Barbados moves to offset impact of APD

In what must be a first for any country in the world, and the clearest indication yet of how much Air Passenger Duty (APD) is hurting those Caribbean nations that depend heavily on arrivals from Britain, Barbados is to introduce a scheme to rebate back, in voucher form, the APD paid by visitors.

A short while ago, the Barbados government announced a string of initiatives to revive its tourism industry in an attempt to stimulate its struggling economy and earn more foreign exchange.

In doing so its Minister of Tourism and International Transport, Richard Sealy, and its Minister of Finance, Chris Sinckler, introduced a 10 point Tourism and Hospitality plan that is intended to encourage partnerships to build new hotels and reopen properties that have closed, plus offer a range of other initiatives extending tax incentives to hoteliers to improve energy and water efficiency. They also announced plans for the creation of a marketing strategy intended to differentiate the brand Barbados by promoting the island as a sustainable, green and clean energy destination.

But unusually, in what is the first move of its kind in the Caribbean region or elsewhere in the world, the two ministers also announced an initiative which will partner Government and the tourism and hospitality sector, to grant credit vouchers up to a specified amount in Barbados Dollars, equivalent to the APD paid by British tourists who book a holiday on the island for at least two weeks with participating hotels.

Speaking subsequently, the Island’s Tourism Minister indicated that that it was one of several voucher ideas that he hoped would create immediate results.
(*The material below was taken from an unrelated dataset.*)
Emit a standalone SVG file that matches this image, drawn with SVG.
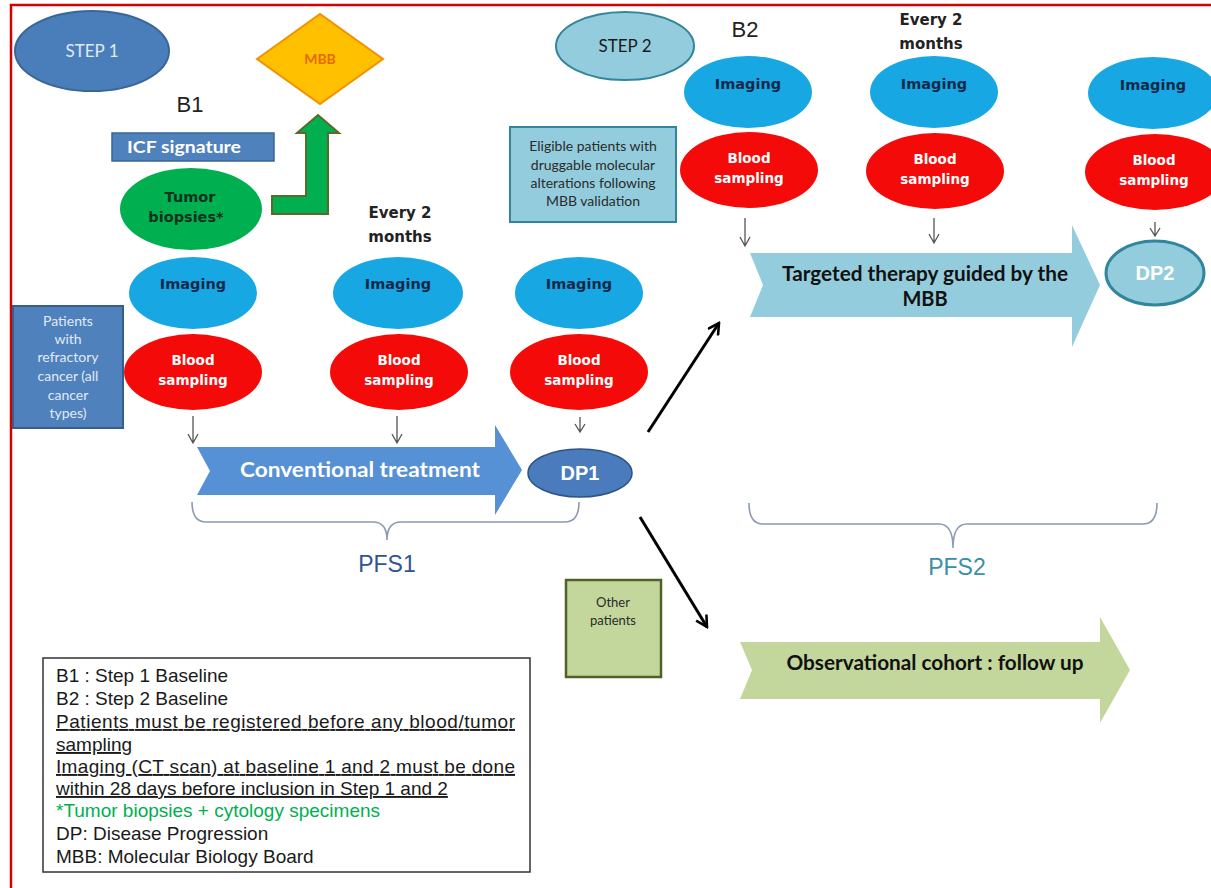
<svg xmlns="http://www.w3.org/2000/svg" width="1211" height="888" viewBox="0 0 1211 888">
<defs>
<style>
.cal{font-family:Lato,"Open Sans","Liberation Sans",sans-serif}
.dv{font-family:"DejaVu Sans","Liberation Sans",sans-serif;font-weight:bold}
.ar{font-family:"Liberation Sans",Arial,sans-serif}
.img{fill:#17a8e3}
.bld{fill:#f50a0a}
.imgt{fill:#14284a;font-size:14.5px}
.bldt{fill:#ffffff;font-size:13.5px}
.small{stroke:#555;stroke-width:1.3;fill:none}
.big{stroke:#000;stroke-width:3;fill:none}
.brace{stroke:#8a9bb3;stroke-width:1.6;fill:none}
.leg{font-size:19px;fill:#1a1a1a}
</style>
<marker id="open" viewBox="0 0 14 14" refX="12" refY="7" markerWidth="14" markerHeight="14" markerUnits="userSpaceOnUse" orient="auto">
<path d="M1 1 L12 7 L1 13" fill="none" stroke="#000" stroke-width="2.6"/>
</marker>
</defs>
<rect width="1211" height="888" fill="#fff"/>
<path d="M11 888 V5 H1211" fill="none" stroke="#d40000" stroke-width="2.5"/>

<g id="step1">
<ellipse cx="92" cy="51" rx="77" ry="40" fill="#4a7ebb" stroke="#3a6598" stroke-width="2"/>
<text x="92" y="57" text-anchor="middle" class="cal" font-size="17" fill="#e1eaf5">STEP 1</text>
</g>
<g id="mbb">
<polygon points="257,59 320,14 383,59 320,104" fill="#ffc000" stroke="#f29200" stroke-width="2"/>
<text x="320" y="64" text-anchor="middle" class="cal" font-weight="bold" font-size="14" fill="#e46c0a">MBB</text>
</g>
<g id="b1"><text x="190" y="112" text-anchor="middle" class="ar" font-size="22" fill="#222">B1</text></g>
<g id="icf">
<rect x="112" y="133" width="162" height="28" fill="#4f81bd" stroke="#3a6596" stroke-width="1.5"/>
<text x="184" y="153" text-anchor="middle" class="cal" font-weight="bold" font-size="17" fill="#fff" textLength="114" lengthAdjust="spacingAndGlyphs">ICF signature</text>
</g>
<g id="tumor">
<ellipse cx="191" cy="209" rx="71" ry="41" fill="#00b050"/>
<text x="190" y="202" text-anchor="middle" class="dv" font-size="14.5" fill="#13321c">Tumor</text>
<text x="186" y="222" text-anchor="middle" class="dv" font-size="14.5" fill="#13321c">biopsies*</text>
</g>
<g id="green-arrow">
<polygon points="272,196 306,196 306,133 297,133 318,115 339,133 328,133 328,214 272,214" fill="#00b050" stroke="#5a6a28" stroke-width="2"/>
</g>
<g id="every1">
<text x="400" y="218" text-anchor="middle" class="dv" font-size="15" fill="#222">Every 2</text>
<text x="400" y="242" text-anchor="middle" class="dv" font-size="15" fill="#222">months</text>
</g>

<g id="imaging1"><ellipse class="img" cx="193" cy="293" rx="64" ry="36"/><text x="193" y="289" text-anchor="middle" class="dv imgt">Imaging</text></g>
<g id="blood1"><ellipse class="bld" cx="193" cy="372" rx="69" ry="38"/><text x="193" y="365" text-anchor="middle" class="dv bldt">Blood</text><text x="193" y="385" text-anchor="middle" class="dv bldt">sampling</text></g>
<g id="imaging2"><ellipse class="img" cx="398" cy="293" rx="65" ry="36"/><text x="398" y="289" text-anchor="middle" class="dv imgt">Imaging</text></g>
<g id="blood2"><ellipse class="bld" cx="399" cy="372" rx="69" ry="38"/><text x="399" y="365" text-anchor="middle" class="dv bldt">Blood</text><text x="399" y="385" text-anchor="middle" class="dv bldt">sampling</text></g>
<g id="imaging3"><ellipse class="img" cx="579" cy="293" rx="64" ry="36"/><text x="579" y="289" text-anchor="middle" class="dv imgt">Imaging</text></g>
<g id="blood3"><ellipse class="bld" cx="579" cy="372" rx="69" ry="38"/><text x="579" y="365" text-anchor="middle" class="dv bldt">Blood</text><text x="579" y="385" text-anchor="middle" class="dv bldt">sampling</text></g>

<g id="patients">
<rect x="13" y="306" width="110" height="122" fill="#4f81bd" stroke="#385d8a" stroke-width="2"/>
<g class="cal" font-size="14" fill="#e1eaf5" text-anchor="middle">
<text x="68" y="326">Patients</text>
<text x="68" y="344">with</text>
<text x="68" y="362">refractory</text>
<text x="68" y="381">cancer (all</text>
<text x="68" y="400">cancer</text>
<text x="68" y="418">types)</text>
</g>
</g>

<g id="conventional">
<polygon points="197,447 495,447 495,425 522,470 495,515 495,495 197,495 210,471" fill="#5690d5"/>
<text x="360" y="477" text-anchor="middle" class="cal" font-weight="bold" font-size="21" fill="#fff" textLength="240" lengthAdjust="spacingAndGlyphs">Conventional treatment</text>
</g>
<g id="dp1">
<ellipse cx="580" cy="473" rx="52" ry="24" fill="#4a7bbd" stroke="#2f5386" stroke-width="1.5"/>
<text x="580" y="480" text-anchor="middle" class="ar" font-weight="bold" font-size="20" fill="#fff">DP1</text>
</g>
<g id="pfs1">
<path class="brace" d="M192 502 Q192 522 206 522 L373 522 Q387 522 387 540 Q387 522 401 522 L565 522 Q579 522 579 502"/>
<text x="387" y="572" text-anchor="middle" class="ar" font-size="23" fill="#2f5496">PFS1</text>
</g>

<g id="step2">
<ellipse cx="625" cy="46" rx="69" ry="34" fill="#93cddd" stroke="#31859c" stroke-width="2"/>
<text x="625" y="52" text-anchor="middle" class="cal" font-size="17" fill="#1a1a1a">STEP 2</text>
</g>
<g id="b2"><text x="745" y="37" text-anchor="middle" class="ar" font-size="22" fill="#222">B2</text></g>
<g id="eligible">
<rect x="510" y="127" width="166" height="95" fill="#93cddd" stroke="#31859c" stroke-width="2"/>
<g class="cal" font-size="14" fill="#2b2b2b" text-anchor="middle">
<text x="593" y="151">Eligible patients with</text>
<text x="593" y="170">druggable molecular</text>
<text x="593" y="188">alterations following</text>
<text x="593" y="206">MBB validation</text>
</g>
</g>
<g id="every2">
<text x="931" y="25" text-anchor="middle" class="dv" font-size="15" fill="#222">Every 2</text>
<text x="931" y="49" text-anchor="middle" class="dv" font-size="15" fill="#222">months</text>
</g>
<g id="imaging4"><ellipse class="img" cx="748" cy="92" rx="64" ry="36"/><text x="748" y="89" text-anchor="middle" class="dv imgt">Imaging</text></g>
<g id="blood4"><ellipse class="bld" cx="749" cy="170" rx="69" ry="38"/><text x="749" y="163" text-anchor="middle" class="dv bldt">Blood</text><text x="749" y="183" text-anchor="middle" class="dv bldt">sampling</text></g>
<g id="imaging5"><ellipse class="img" cx="934" cy="92" rx="64" ry="36"/><text x="934" y="89" text-anchor="middle" class="dv imgt">Imaging</text></g>
<g id="blood5"><ellipse class="bld" cx="935" cy="171" rx="69" ry="38"/><text x="935" y="164" text-anchor="middle" class="dv bldt">Blood</text><text x="935" y="184" text-anchor="middle" class="dv bldt">sampling</text></g>
<g id="imaging6"><ellipse class="img" cx="1153" cy="93" rx="65" ry="36"/><text x="1153" y="90" text-anchor="middle" class="dv imgt">Imaging</text></g>
<g id="blood6"><ellipse class="bld" cx="1155" cy="172" rx="70" ry="38"/><text x="1154" y="165" text-anchor="middle" class="dv bldt">Blood</text><text x="1154" y="185" text-anchor="middle" class="dv bldt">sampling</text></g>

<g id="targeted">
<polygon points="750,253 1072,253 1072,225 1100,285 1072,347 1072,317 750,317 763,285" fill="#93cddd"/>
<text x="925" y="281" text-anchor="middle" class="cal" font-weight="bold" font-size="20" fill="#111" textLength="286" lengthAdjust="spacingAndGlyphs">Targeted therapy guided by the</text>
<text x="925" y="306" text-anchor="middle" class="cal" font-weight="bold" font-size="20" fill="#111">MBB</text>
</g>
<g id="dp2">
<ellipse cx="1155" cy="273" rx="49" ry="32" fill="#93cddd" stroke="#31859c" stroke-width="3"/>
<text x="1155" y="280" text-anchor="middle" class="ar" font-weight="bold" font-size="20" fill="#fff">DP2</text>
</g>
<g id="pfs2">
<path class="brace" d="M749 503 Q749 524 763 524 L939 524 Q953 524 953 548 Q953 524 967 524 L1143 524 Q1157 524 1157 503"/>
<text x="957" y="575" text-anchor="middle" class="ar" font-size="23" fill="#3a8fa6">PFS2</text>
</g>

<g id="other">
<rect x="566" y="580" width="95" height="97" fill="#c3d69b" stroke="#4f6228" stroke-width="2.5"/>
<text x="613" y="607" text-anchor="middle" class="cal" font-size="13" fill="#2b2b2b">Other</text>
<text x="613" y="625" text-anchor="middle" class="cal" font-size="13" fill="#2b2b2b">patients</text>
</g>
<g id="observational">
<polygon points="740,642 1100,642 1100,617 1130,670 1100,723 1100,699 740,699 752,670" fill="#c3d69b"/>
<text x="935" y="670" text-anchor="middle" class="cal" font-weight="bold" font-size="20" fill="#111" textLength="297" lengthAdjust="spacingAndGlyphs">Observational cohort : follow up</text>
</g>

<g id="legend">
<rect x="43" y="658" width="487" height="214" fill="#fff" stroke="#333" stroke-width="1.5"/>
<g class="ar leg">
<text x="56" y="682">B1 : Step 1 Baseline</text>
<text x="56" y="705">B2 : Step 2 Baseline</text>
<text x="56" y="728" text-decoration="underline" textLength="459" lengthAdjust="spacing">Patients must be registered before any blood/tumor</text>
<text x="56" y="751" text-decoration="underline">sampling</text>
<text x="56" y="773" text-decoration="underline" textLength="459" lengthAdjust="spacing">Imaging (CT scan) at baseline 1 and 2 must be done</text>
<text x="56" y="795" text-decoration="underline">within 28 days before inclusion in Step 1 and 2</text>
<text x="56" y="817" fill="#00b050">*Tumor biopsies + cytology specimens</text>
<text x="56" y="840">DP: Disease Progression</text>
<text x="56" y="863">MBB: Molecular Biology Board</text>
</g>
</g>

<g id="connectors">
<path class="small" d="M193 416 V443 M188 434 L193 443 L198 434"/>
<path class="small" d="M397 416 V443 M392 434 L397 443 L402 434"/>
<path class="small" d="M580 417 V432 M575 424 L580 432 L585 424"/>
<path class="small" d="M745 218 V246 M740 237 L745 246 L750 237"/>
<path class="small" d="M934 218 V243 M929 234 L934 243 L939 234"/>
<path class="small" d="M1155 222 V236 M1150 228 L1155 236 L1160 228"/>
<line class="big" x1="648" y1="432" x2="719" y2="323" marker-end="url(#open)"/>
<line class="big" x1="640" y1="517" x2="707" y2="627" marker-end="url(#open)"/>
</g>
</svg>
It responded, he said, to local hoteliers’ concerns that APD was having a negative impact on arrivals from the UK and on the amount visitors spent on the island.

Although it is not yet known how the scheme will operate, it has been welcomed by the Barbados Hotels and Tourism Association and could have a significant impact, as in April of this year the tax rose to £83 per person on an economy-class flight from the UK to the Caribbean and is higher on other classes of travel.

For Barbados and the Eastern Caribbean islands in particular, the UK remains their main tourism source market, with in Barbados’ case UK arrivals down by nearly 10 per cent in 2012.

Meanwhile it has become apparent that the British Treasury has no plans to review the tax unless UK government ministers or the opposition parties see an opportunity for political advantage in changing their position before or during the electoral campaign in the run up to the next general election, expected in May 2015.

What this points to in the coming months is that the actions most likely to be effective in changing UK thinking on APD and the Caribbean, will most likely not come from representations by Caribbean governments, but rather from the direct lobbying of MPs and political parties by members of Britain’s Caribbean community, especially if they live in parliamentary seats that might change hands.

Moreover what is clear is that this is also the time when members of the Caribbean Diaspora who belong to the UK’s Labour Party must argue for the party to include in its manifesto commitments to the Britain’s Caribbean community, a commitment to review APD banding in relation to the Caribbean.